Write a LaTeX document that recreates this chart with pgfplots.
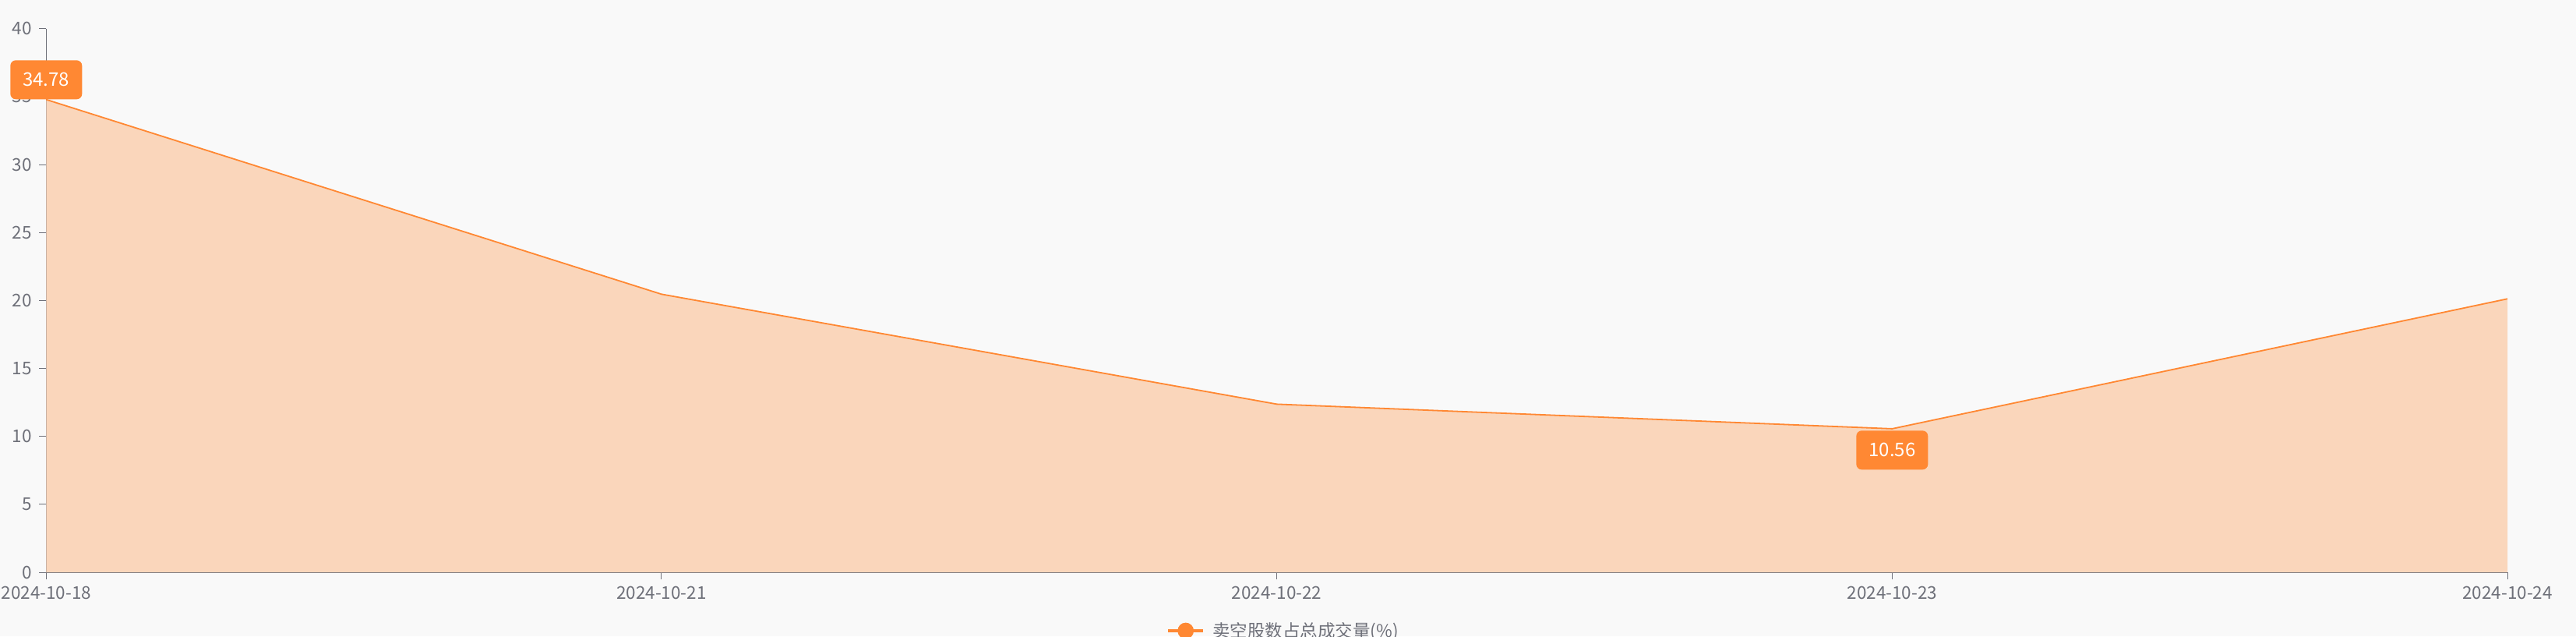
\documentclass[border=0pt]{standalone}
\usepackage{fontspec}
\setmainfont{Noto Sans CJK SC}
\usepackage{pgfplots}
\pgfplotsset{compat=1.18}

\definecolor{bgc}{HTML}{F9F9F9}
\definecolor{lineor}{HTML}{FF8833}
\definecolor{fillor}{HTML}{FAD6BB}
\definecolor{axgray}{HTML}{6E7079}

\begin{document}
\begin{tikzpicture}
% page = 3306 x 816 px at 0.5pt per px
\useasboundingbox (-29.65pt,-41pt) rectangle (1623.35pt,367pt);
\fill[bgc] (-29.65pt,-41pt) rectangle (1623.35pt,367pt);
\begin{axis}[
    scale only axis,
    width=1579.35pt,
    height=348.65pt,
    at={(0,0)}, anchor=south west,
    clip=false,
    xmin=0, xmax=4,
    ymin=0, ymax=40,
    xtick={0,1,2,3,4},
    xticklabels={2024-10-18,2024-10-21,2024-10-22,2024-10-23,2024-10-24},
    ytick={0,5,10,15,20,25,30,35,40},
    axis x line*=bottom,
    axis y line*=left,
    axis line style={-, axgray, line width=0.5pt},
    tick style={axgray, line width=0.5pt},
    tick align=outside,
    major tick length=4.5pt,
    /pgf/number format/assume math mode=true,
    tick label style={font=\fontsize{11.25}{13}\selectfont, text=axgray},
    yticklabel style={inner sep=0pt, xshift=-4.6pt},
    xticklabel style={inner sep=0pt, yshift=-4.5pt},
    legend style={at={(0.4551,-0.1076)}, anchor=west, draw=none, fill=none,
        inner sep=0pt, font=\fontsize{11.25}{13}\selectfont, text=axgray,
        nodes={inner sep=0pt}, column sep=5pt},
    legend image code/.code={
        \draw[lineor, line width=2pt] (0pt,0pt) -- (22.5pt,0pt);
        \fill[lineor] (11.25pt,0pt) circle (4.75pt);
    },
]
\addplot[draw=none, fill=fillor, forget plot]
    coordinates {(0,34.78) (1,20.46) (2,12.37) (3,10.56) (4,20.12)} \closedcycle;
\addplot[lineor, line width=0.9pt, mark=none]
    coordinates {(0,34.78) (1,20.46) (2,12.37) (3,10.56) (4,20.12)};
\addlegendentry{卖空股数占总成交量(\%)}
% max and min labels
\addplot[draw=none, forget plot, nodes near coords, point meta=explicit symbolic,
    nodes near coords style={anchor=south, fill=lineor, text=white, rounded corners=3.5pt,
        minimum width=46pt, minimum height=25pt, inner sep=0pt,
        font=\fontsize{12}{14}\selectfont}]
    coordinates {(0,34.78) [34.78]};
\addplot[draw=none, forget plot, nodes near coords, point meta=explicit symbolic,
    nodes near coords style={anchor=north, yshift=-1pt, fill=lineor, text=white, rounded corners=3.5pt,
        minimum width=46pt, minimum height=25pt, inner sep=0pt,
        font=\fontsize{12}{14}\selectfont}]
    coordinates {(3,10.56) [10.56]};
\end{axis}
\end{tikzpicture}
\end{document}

**Task to carry out:** Output the lines above in full and exactly as given, omitting any pictures.

**Finished answer:**
Write a LaTeX document that recreates this chart with pgfplots.
\documentclass[border=0pt]{standalone}
\usepackage{fontspec}
\setmainfont{Noto Sans CJK SC}
\usepackage{pgfplots}
\pgfplotsset{compat=1.18}

\definecolor{bgc}{HTML}{F9F9F9}
\definecolor{lineor}{HTML}{FF8833}
\definecolor{fillor}{HTML}{FAD6BB}
\definecolor{axgray}{HTML}{6E7079}

\begin{document}
\begin{tikzpicture}
% page = 3306 x 816 px at 0.5pt per px
\useasboundingbox (-29.65pt,-41pt) rectangle (1623.35pt,367pt);
\fill[bgc] (-29.65pt,-41pt) rectangle (1623.35pt,367pt);
\begin{axis}[
    scale only axis,
    width=1579.35pt,
    height=348.65pt,
    at={(0,0)}, anchor=south west,
    clip=false,
    xmin=0, xmax=4,
    ymin=0, ymax=40,
    xtick={0,1,2,3,4},
    xticklabels={2024-10-18,2024-10-21,2024-10-22,2024-10-23,2024-10-24},
    ytick={0,5,10,15,20,25,30,35,40},
    axis x line*=bottom,
    axis y line*=left,
    axis line style={-, axgray, line width=0.5pt},
    tick style={axgray, line width=0.5pt},
    tick align=outside,
    major tick length=4.5pt,
    /pgf/number format/assume math mode=true,
    tick label style={font=\fontsize{11.25}{13}\selectfont, text=axgray},
    yticklabel style={inner sep=0pt, xshift=-4.6pt},
    xticklabel style={inner sep=0pt, yshift=-4.5pt},
    legend style={at={(0.4551,-0.1076)}, anchor=west, draw=none, fill=none,
        inner sep=0pt, font=\fontsize{11.25}{13}\selectfont, text=axgray,
        nodes={inner sep=0pt}, column sep=5pt},
    legend image code/.code={
        \draw[lineor, line width=2pt] (0pt,0pt) -- (22.5pt,0pt);
        \fill[lineor] (11.25pt,0pt) circle (4.75pt);
    },
]
\addplot[draw=none, fill=fillor, forget plot]
    coordinates {(0,34.78) (1,20.46) (2,12.37) (3,10.56) (4,20.12)} \closedcycle;
\addplot[lineor, line width=0.9pt, mark=none]
    coordinates {(0,34.78) (1,20.46) (2,12.37) (3,10.56) (4,20.12)};
\addlegendentry{卖空股数占总成交量(\%)}
% max and min labels
\addplot[draw=none, forget plot, nodes near coords, point meta=explicit symbolic,
    nodes near coords style={anchor=south, fill=lineor, text=white, rounded corners=3.5pt,
        minimum width=46pt, minimum height=25pt, inner sep=0pt,
        font=\fontsize{12}{14}\selectfont}]
    coordinates {(0,34.78) [34.78]};
\addplot[draw=none, forget plot, nodes near coords, point meta=explicit symbolic,
    nodes near coords style={anchor=north, yshift=-1pt, fill=lineor, text=white, rounded corners=3.5pt,
        minimum width=46pt, minimum height=25pt, inner sep=0pt,
        font=\fontsize{12}{14}\selectfont}]
    coordinates {(3,10.56) [10.56]};
\end{axis}
\end{tikzpicture}
\end{document}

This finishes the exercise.